I’m not quite sure what to call Julia Harper’s (aka Elizabeth Hoyt) Hot. At times, it’s a straight romantic suspense – but then it goes all kooky. While it had its likable moments, there were a few things about it that got on my nerves big time.
Our heroine Turner Hastings (she was named after her uncle) is a librarian who on Saturdays works as a teller in the local bank. When a couple of idiotic robbers pull off a heist one Saturday morning, Turner takes advantage of the situation to pull off a heist of her own. She empties a safe deposit box belonging to Calvin Hyman, the bank president, then borrows a beat up old truck from a friend and disappears.
FBI Agent John MacKinnon (thank goodness for his manly name – since the heroine is named Turner, it would have been very confusing if he had been named Tracy or Leslie) and his dapper partner Toricelli get on the case pronto. When he sees Turner on the surveillance tape, John is taken with her even though she is de rigeur librarian dowdy. In his search of her home, he finds a pair of sexy shoes in the back of her closet. Hmm, maybe there are hidden depths to the lady? John manages to obtain her cell phone number and calls it.
For most of the book Turner and John only communicate by cell phone and this technique builds the sexual tension between them in a nicely unique manner. He gradually wins a modicum of trust from her and she tells him her story. Four years ago, Turner’s beloved uncle, Russell “Rusty” Turner, was accused of embezzlement. Rusty was a vice-president and the embezzlement could only have been done by someone high up in the bank. Calvin Hyman, the president, was the one to accuse Rusty and accusation killed his spirit, his honor, and his will to live. Before Rusty could go to trial, he died. Turner has been consumed with grief and a desire for revenge, putting her life on hold in order to find evidence that Calvin was the one who embezzled from the bank and nothing – but nothing – is going to stand in her way.

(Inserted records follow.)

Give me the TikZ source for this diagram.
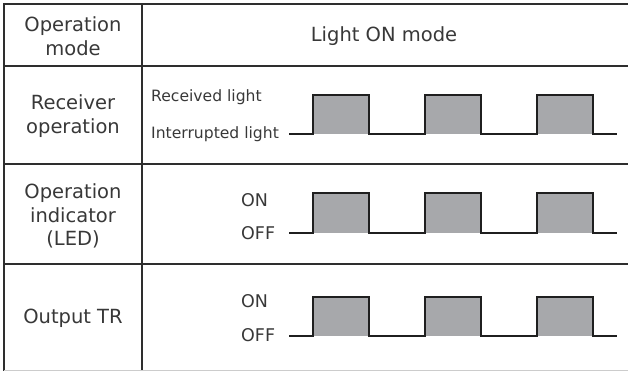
\documentclass[tikz,border=0pt]{standalone}
\usepackage{fontspec}
\setmainfont{DejaVu Sans}
\usepackage{xcolor}
\usepackage{tikz}

\definecolor{pulsegray}{HTML}{A7A8AB}
\definecolor{rulegray}{HTML}{2E2E2E}

\begin{document}
\begin{tikzpicture}[x=1pt, y=-1pt,
    cell/.style={align=center, font=\fontsize{19.5}{23.5}\selectfont, text=black!78},
    level/.style={anchor=west, inner sep=0pt, font=\fontsize{15.6}{18}\selectfont, text=black!78},
    onoff/.style={level, font=\fontsize{17.5}{20}\selectfont},
    rule/.style={line width=1.3pt, rulegray},
    wave/.style={line width=1.3pt, black!88}]
    \useasboundingbox (0,0) rectangle (628,371);

    % Table lines
    \draw[rule] (628,4) -- (4,4) -- (4,371);
    \draw[rule] (142,4) -- (142,371);
    \foreach \y in {66,164,264}
        \draw[rule] (4,\y) -- (628,\y);
    \draw[line width=1pt, black!20] (4,370) -- (628,370);

    % Header
    \node[cell] (opmode) at (73,36) {Operation\\mode};
    \node[cell] (lighton) at (384,36) {Light ON mode};

    % Row names
    \node[cell] (receiver) at (73,116) {Receiver\\operation};
    \node[cell] (indicator) at (73,216) {Operation\\indicator\\(LED)};
    \node[cell] (output) at (73,318) {Output TR};

    % Level labels
    \node[level] (recvlight) at (151,97) {Received light};
    \node[level] (intlight) at (151,134) {Interrupted light};
    \node[onoff] (ledon) at (241,200) {ON};
    \node[onoff] (ledoff) at (241,233) {OFF};
    \node[onoff] (tron) at (241,301) {ON};
    \node[onoff] (troff) at (241,335) {OFF};

    % Pulse trains
    \foreach \hi/\lo in {95/134, 193/233, 297/336} {
        \foreach \x in {313,425,537}
            \fill[pulsegray] (\x,\hi) rectangle (\x+56,\lo);
        \draw[wave] (289,\lo)
            \foreach \x in {313,425,537} { -- (\x,\lo) -- (\x,\hi) -- (\x+56,\hi) -- (\x+56,\lo) }
            -- (617,\lo);
    }
\end{tikzpicture}
\end{document}
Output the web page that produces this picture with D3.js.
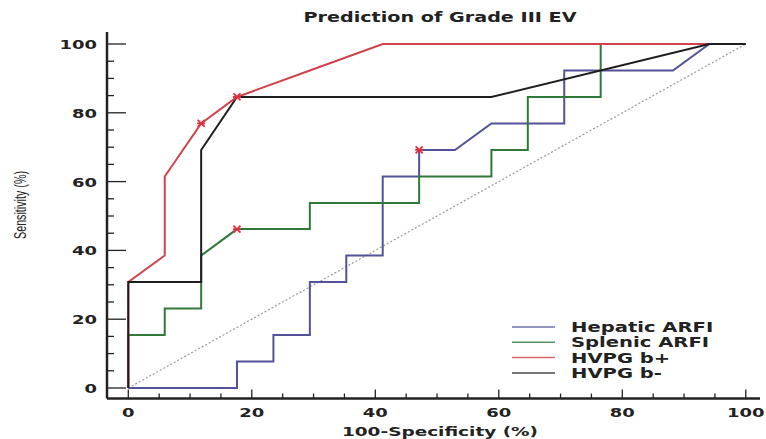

Turner was an odd character with some quirks that made me scratch my head. For one thing, she is constantly eating pickled herring. Now I know that there’s no accounting for tastes, but yuck! Her background and her love for her uncle (who had been the closest thing she had to a father) made her anger and desire for revenge seem very natural, but her method of going about it was haphazard. It doesn’t seem that she even sat down and actually thought about how she could collect evidence to clear her uncle’s name. Turner acts on impulse – she had no idea whether or not Calvin kept records in his safe deposit box, she just figured it was a good chance that there were (there aren’t). While on the run, Turner kidnaps Calvin’s Great Dane since she says he is being abused. As an animal lover myself, I applauded her, but let’s face it, Great Danes are pretty conspicuous, particularly for someone on the run. Oh, and Turner manages to keep her cell phone charged seemingly by magic – I wish I could do that.
John was a more believable character, but I still can’t figure out how he and Turner managed to fall in love without seeing each other. They don’t actually meet until the book is mid-way through and when he finally does meet her, it’s in a manner that if done by a real FBI agent…well, I’m pretty sure he’d have been fired right on the spot. Turner is so consumed with her quest that for most of the book, she is either running from John or pushing him away. When they have sex, it’s hot. But as a couple? I didn’t get much connection there.
There are several secondary characters in Hot who are all (with the exception of John’s partner Toricelli) annoying as could be. John has a 16-year-old daughter from his first marriage who calls him all through the book demanding to know why he and her mother divorced. She is annoying, whiny, rude, and so unpleasant that I wanted to box her ears. I could have done without this sub-plot entirely. There are a couple of clownish bank robbers named Fish and Nald who begin the action when they rob the bank. I think they are supposed to provide comic relief, but they’re so idiotic that I didn’t smile at their antics at all – and I normally love slapstick.
Hot had some good parts in it, but I’m afraid they didn’t add up to a satisfactory whole. I couldn’t buy Turner and John as a couple, and I still don’t know how to classify this. Romantic suspense? Romantic comedy? I guess I’d call it blend of both, but not a necessarily successful mixture.